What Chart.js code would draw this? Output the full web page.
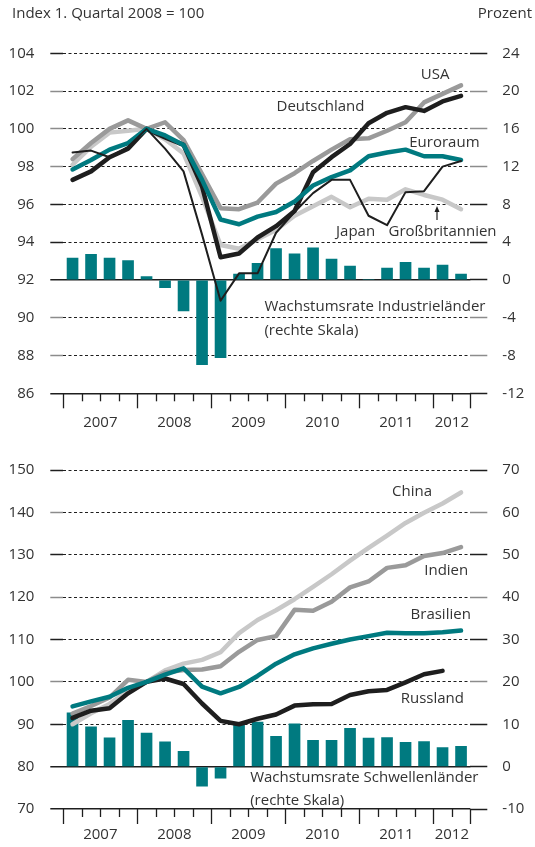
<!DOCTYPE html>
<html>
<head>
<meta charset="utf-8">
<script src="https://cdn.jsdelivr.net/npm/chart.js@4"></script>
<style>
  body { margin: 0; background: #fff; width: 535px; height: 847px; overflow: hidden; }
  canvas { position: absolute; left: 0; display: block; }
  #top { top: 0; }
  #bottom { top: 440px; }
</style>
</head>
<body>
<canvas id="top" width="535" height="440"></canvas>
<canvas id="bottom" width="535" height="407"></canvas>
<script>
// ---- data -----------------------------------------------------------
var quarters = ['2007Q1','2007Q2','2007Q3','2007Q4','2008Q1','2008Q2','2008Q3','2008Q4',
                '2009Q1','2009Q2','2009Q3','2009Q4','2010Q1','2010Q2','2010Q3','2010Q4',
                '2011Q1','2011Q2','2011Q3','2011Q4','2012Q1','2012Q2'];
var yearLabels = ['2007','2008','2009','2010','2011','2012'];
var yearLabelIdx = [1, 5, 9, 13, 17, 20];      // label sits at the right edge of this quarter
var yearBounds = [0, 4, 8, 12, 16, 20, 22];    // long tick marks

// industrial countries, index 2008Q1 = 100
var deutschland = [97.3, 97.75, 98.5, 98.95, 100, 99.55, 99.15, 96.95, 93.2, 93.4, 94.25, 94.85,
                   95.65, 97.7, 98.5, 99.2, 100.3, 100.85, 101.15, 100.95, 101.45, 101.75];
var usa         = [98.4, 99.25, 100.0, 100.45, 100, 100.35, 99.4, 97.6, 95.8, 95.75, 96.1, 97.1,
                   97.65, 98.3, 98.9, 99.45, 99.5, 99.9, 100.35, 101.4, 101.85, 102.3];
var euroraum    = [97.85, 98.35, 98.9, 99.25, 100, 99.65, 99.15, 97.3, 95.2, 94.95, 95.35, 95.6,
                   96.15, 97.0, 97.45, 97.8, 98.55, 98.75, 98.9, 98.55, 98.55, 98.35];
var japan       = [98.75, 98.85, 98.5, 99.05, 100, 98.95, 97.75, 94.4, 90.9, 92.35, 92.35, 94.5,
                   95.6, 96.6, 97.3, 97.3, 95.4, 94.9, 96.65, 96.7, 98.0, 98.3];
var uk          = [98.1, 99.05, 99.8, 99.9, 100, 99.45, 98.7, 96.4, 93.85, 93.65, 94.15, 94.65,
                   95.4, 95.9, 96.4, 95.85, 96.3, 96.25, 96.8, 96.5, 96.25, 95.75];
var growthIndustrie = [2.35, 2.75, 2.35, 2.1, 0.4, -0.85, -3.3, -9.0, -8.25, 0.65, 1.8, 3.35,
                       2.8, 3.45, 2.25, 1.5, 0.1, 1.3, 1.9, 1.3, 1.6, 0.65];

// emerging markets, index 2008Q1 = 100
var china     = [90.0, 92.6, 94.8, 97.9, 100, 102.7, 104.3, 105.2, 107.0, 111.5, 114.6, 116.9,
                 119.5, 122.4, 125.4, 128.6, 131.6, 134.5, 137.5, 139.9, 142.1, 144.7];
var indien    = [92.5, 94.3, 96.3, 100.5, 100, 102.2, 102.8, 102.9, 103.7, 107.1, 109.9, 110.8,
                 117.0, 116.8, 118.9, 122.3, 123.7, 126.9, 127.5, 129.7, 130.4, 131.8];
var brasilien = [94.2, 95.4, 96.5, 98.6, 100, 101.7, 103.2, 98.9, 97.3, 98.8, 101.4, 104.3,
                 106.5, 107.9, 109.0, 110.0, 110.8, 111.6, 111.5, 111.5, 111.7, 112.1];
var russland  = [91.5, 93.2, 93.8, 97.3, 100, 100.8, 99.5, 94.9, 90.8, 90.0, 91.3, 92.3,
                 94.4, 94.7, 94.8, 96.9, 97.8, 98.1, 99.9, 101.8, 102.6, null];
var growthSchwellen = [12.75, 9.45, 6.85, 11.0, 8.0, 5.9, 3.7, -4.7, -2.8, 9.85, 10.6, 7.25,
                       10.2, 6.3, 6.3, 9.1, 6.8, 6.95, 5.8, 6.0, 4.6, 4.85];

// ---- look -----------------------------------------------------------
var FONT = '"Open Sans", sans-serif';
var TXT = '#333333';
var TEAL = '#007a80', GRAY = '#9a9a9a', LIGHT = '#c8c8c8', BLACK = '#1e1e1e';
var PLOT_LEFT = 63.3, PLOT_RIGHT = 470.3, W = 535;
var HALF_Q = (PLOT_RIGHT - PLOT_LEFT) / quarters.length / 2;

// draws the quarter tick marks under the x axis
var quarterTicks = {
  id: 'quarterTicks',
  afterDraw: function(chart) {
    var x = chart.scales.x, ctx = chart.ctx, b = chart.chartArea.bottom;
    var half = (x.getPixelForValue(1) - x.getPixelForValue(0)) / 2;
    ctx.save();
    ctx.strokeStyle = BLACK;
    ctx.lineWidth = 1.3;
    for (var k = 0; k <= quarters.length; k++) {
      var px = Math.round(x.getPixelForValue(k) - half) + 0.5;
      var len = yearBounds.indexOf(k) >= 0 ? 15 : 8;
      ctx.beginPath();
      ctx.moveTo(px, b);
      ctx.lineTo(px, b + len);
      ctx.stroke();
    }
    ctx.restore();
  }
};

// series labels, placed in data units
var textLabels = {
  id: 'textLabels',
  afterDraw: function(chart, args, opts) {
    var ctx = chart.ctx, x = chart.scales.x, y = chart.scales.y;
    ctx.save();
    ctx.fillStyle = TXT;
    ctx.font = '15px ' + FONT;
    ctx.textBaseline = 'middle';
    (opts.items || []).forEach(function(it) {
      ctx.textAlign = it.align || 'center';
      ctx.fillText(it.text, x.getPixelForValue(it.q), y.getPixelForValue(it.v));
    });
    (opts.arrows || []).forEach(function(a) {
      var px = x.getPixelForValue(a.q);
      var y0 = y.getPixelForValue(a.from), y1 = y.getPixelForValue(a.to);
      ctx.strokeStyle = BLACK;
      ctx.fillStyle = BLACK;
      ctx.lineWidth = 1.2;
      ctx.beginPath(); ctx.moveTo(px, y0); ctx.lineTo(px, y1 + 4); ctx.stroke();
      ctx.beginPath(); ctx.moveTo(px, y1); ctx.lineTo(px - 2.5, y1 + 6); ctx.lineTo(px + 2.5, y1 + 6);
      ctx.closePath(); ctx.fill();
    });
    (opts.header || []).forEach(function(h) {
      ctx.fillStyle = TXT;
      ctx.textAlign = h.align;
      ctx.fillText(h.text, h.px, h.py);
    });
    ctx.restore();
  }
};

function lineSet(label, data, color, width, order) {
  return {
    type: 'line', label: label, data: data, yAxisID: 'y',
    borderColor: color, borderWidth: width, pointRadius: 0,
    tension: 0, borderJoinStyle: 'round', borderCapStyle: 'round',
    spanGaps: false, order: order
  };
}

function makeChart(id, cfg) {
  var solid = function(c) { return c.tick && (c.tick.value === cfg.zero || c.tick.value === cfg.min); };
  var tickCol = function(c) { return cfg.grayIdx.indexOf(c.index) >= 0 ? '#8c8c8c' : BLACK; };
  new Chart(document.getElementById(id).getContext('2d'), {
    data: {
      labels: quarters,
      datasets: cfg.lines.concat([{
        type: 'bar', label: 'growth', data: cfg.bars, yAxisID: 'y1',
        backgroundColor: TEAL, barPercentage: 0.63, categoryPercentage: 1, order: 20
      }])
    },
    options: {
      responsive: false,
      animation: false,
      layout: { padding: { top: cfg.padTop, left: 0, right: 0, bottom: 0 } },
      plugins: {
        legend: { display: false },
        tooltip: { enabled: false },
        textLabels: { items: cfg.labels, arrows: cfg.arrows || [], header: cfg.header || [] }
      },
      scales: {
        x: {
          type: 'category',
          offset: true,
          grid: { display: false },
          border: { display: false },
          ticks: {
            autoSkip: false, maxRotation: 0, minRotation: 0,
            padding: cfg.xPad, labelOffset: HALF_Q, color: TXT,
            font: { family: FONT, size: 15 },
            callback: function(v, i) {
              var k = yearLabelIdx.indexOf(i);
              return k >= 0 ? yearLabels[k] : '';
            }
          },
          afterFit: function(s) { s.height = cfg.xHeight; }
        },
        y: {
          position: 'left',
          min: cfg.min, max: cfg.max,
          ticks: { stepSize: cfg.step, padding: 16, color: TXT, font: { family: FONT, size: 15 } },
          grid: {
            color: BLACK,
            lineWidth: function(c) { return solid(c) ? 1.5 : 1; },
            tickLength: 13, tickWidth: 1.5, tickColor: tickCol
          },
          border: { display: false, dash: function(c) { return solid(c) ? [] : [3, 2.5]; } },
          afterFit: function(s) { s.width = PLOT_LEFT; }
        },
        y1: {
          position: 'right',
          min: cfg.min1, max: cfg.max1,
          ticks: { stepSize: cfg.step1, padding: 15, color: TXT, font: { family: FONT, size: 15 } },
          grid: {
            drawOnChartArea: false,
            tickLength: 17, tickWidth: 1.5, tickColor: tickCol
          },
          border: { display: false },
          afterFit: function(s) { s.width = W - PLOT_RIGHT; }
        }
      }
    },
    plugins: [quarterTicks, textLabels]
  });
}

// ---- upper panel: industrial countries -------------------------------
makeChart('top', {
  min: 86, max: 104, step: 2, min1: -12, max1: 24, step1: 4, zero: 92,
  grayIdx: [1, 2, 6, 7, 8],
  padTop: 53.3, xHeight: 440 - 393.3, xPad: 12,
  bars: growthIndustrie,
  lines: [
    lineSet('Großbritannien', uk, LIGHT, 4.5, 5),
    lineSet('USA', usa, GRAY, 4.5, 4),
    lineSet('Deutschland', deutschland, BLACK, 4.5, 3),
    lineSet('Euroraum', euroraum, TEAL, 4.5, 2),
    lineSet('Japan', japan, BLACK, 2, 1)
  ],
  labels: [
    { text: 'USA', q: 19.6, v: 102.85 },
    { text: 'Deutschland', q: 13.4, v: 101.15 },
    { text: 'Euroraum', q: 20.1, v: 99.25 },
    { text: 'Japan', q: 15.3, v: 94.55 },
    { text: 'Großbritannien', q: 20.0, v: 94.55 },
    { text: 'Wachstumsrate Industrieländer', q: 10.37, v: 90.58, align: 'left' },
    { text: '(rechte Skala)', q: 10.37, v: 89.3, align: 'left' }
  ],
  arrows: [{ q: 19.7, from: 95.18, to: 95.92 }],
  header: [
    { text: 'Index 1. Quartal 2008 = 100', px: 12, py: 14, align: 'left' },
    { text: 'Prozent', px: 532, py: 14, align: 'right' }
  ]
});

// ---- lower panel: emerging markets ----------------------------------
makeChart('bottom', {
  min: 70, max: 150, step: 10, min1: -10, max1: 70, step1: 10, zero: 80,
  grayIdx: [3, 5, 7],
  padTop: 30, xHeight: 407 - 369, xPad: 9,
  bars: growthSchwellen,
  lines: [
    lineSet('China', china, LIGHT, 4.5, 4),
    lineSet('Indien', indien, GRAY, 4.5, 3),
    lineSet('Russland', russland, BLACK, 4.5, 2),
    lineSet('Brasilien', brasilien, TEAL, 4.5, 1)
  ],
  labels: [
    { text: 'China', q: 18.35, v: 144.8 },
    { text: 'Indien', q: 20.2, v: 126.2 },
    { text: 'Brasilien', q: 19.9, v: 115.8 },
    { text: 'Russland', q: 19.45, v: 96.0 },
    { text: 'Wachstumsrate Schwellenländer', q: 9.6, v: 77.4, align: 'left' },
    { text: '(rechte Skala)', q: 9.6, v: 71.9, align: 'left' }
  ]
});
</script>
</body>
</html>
______________________________
The exercise.
Select and copy every line of the listing with the word "this".

Task solution.
What Chart.js code would draw this? Output the full web page.
var yearLabelIdx = [1, 5, 9, 13, 17, 20];      // label sits at the right edge of this quarter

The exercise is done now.